The EDC is something between a rave and Lollapalooza. They had a rock/rap stage, and five dance stages, plus carnival rides and freak shows. So we were able to see acts on all stages, ride a flying machine, watch firedancers, and dance for hours to trance and breakbeat. The condition I hadn’t accounted for was the FIFTEEN THOUSAND TEENAGERS ON X. I think Wendy and I, at 27, were some of the oldest people there. There were fourteen year olds covered in beads and glowsticks everywhere. And, of course, a massive contingent of extreme Burning Man style costumes, something between rave wear and freak show.

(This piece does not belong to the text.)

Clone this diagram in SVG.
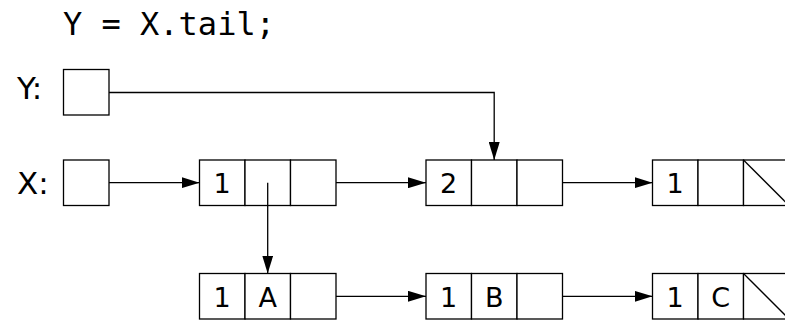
<svg xmlns="http://www.w3.org/2000/svg" width="785" height="320" viewBox="0 0 785 320">
<defs>
<marker id="ah" markerWidth="18" markerHeight="11" refX="18" refY="5.5" orient="auto" markerUnits="userSpaceOnUse">
<path d="M0,0 L18,5.5 L0,11 Z" fill="#000"/>
</marker>
<style>
.box{fill:#fff;stroke:#000;stroke-width:1.3}
.ln{fill:none;stroke:#000;stroke-width:1.3}
.code{font-family:"DejaVu Sans Mono","Liberation Mono",monospace;font-size:32px;fill:#000}
.lbl{font-family:"DejaVu Sans","Liberation Sans",sans-serif;font-size:31px;fill:#000}
.cell{font-family:"DejaVu Sans","Liberation Sans",sans-serif;font-size:27px;fill:#000;text-anchor:middle}
</style>
</defs>
<rect width="785" height="320" fill="#fff"/>
<text class="code" x="63" y="35" xml:space="preserve">Y = X.tail;</text>

<g id="varY">
<text class="lbl" x="17" y="99">Y:</text>
<rect class="box" x="63.5" y="69.5" width="45.5" height="45.5"/>
</g>
<g id="varX">
<text class="lbl" x="17" y="194">X:</text>
<rect class="box" x="63.5" y="160" width="45.5" height="45.5"/>
</g>

<g id="n1">
<rect class="box" x="199.5" y="160" width="45.5" height="45.5"/>
<rect class="box" x="245" y="160" width="45.5" height="45.5"/>
<rect class="box" x="290.5" y="160" width="45.5" height="45.5"/>
<text class="cell" x="222.2" y="193">1</text>
</g>
<g id="n2">
<rect class="box" x="426" y="160" width="45.5" height="45.5"/>
<rect class="box" x="471.5" y="160" width="45.5" height="45.5"/>
<rect class="box" x="517" y="160" width="45.5" height="45.5"/>
<text class="cell" x="448.7" y="193">2</text>
</g>
<g id="n3">
<rect class="box" x="652.5" y="160" width="45.5" height="45.5"/>
<rect class="box" x="698" y="160" width="45.5" height="45.5"/>
<rect class="box" x="743.5" y="160" width="45.5" height="45.5"/>
<line class="ln" x1="743.5" y1="160" x2="789" y2="205.5"/>
<text class="cell" x="675.2" y="193">1</text>
</g>

<g id="a1">
<rect class="box" x="199.5" y="273.5" width="45.5" height="45.5"/>
<rect class="box" x="245" y="273.5" width="45.5" height="45.5"/>
<rect class="box" x="290.5" y="273.5" width="45.5" height="45.5"/>
<text class="cell" x="222.2" y="306.5">1</text>
<text class="cell" x="267.7" y="306.5">A</text>
</g>
<g id="a2">
<rect class="box" x="426" y="273.5" width="45.5" height="45.5"/>
<rect class="box" x="471.5" y="273.5" width="45.5" height="45.5"/>
<rect class="box" x="517" y="273.5" width="45.5" height="45.5"/>
<text class="cell" x="448.7" y="306.5">1</text>
<text class="cell" x="494.2" y="306.5">B</text>
</g>
<g id="a3">
<rect class="box" x="652.5" y="273.5" width="45.5" height="45.5"/>
<rect class="box" x="698" y="273.5" width="45.5" height="45.5"/>
<rect class="box" x="743.5" y="273.5" width="45.5" height="45.5"/>
<line class="ln" x1="743.5" y1="273.5" x2="789" y2="319"/>
<text class="cell" x="675.2" y="306.5">1</text>
<text class="cell" x="720.7" y="306.5">C</text>
</g>

<g id="connectors">
<polyline class="ln" points="109,92.5 494.2,92.5 494.2,160" marker-end="url(#ah)"/>
<line class="ln" x1="109" y1="182.7" x2="199.5" y2="182.7" marker-end="url(#ah)"/>
<line class="ln" x1="336" y1="182.7" x2="426" y2="182.7" marker-end="url(#ah)"/>
<line class="ln" x1="562.5" y1="182.7" x2="652.5" y2="182.7" marker-end="url(#ah)"/>
<line class="ln" x1="267.7" y1="182.7" x2="267.7" y2="273.5" marker-end="url(#ah)"/>
<line class="ln" x1="336" y1="296.3" x2="426" y2="296.3" marker-end="url(#ah)"/>
<line class="ln" x1="562.5" y1="296.3" x2="652.5" y2="296.3" marker-end="url(#ah)"/>
</g>
</svg>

We still had a wonderful time dancing. We watched the Donnas play, which is disconcerting, like seeing a quartet of high school talent show winners possessed by the spirits of AC/DC. We saw Ozomatli, in all their tribal glory – a dozen people, with all kinds of instruments, representing almost every ethnic group in L.A. We danced to DJ Dan and Crystal Method and Ferry Corsten. But, even though I love the music, I think that will be the last time I go to that sort of event. I’m not too old for the artists and the event, I’m just too old for its audience.
I did have an amusing image moment mid-day though. The venue was an old Orange County event center, with multiple exhibition buildings – sort of a late 1960s World’s Fair inspired grounds. I could only imagine the designers of, say, 1965, if they were suddenly transported forty years forward, into a mass of thousands of extreme-rave-wear teenagers. They’d think they’d fallen into an extreme science fiction movie. And it kind of was – even for me, still well under thirty, I felt like I’d fallen into a rave-cult Logan’s Run.
Oh, and Ferry Corsten is wonderful, and I really want to see him in a smaller, 21+ venue now. I hadn’t heard him spin before. I like finding new wonderful trance artists to listen to.
Today, I got up and went to the Farmer’s Market, and to the library. But I’m tired now – still recovering from the damn Vancouver plague that got brought into my home last week – so I’m going to try to nap. And then go for a bike ride. And then catch up with the crew at the Kings Head. I have had enough alternative culture for a while now.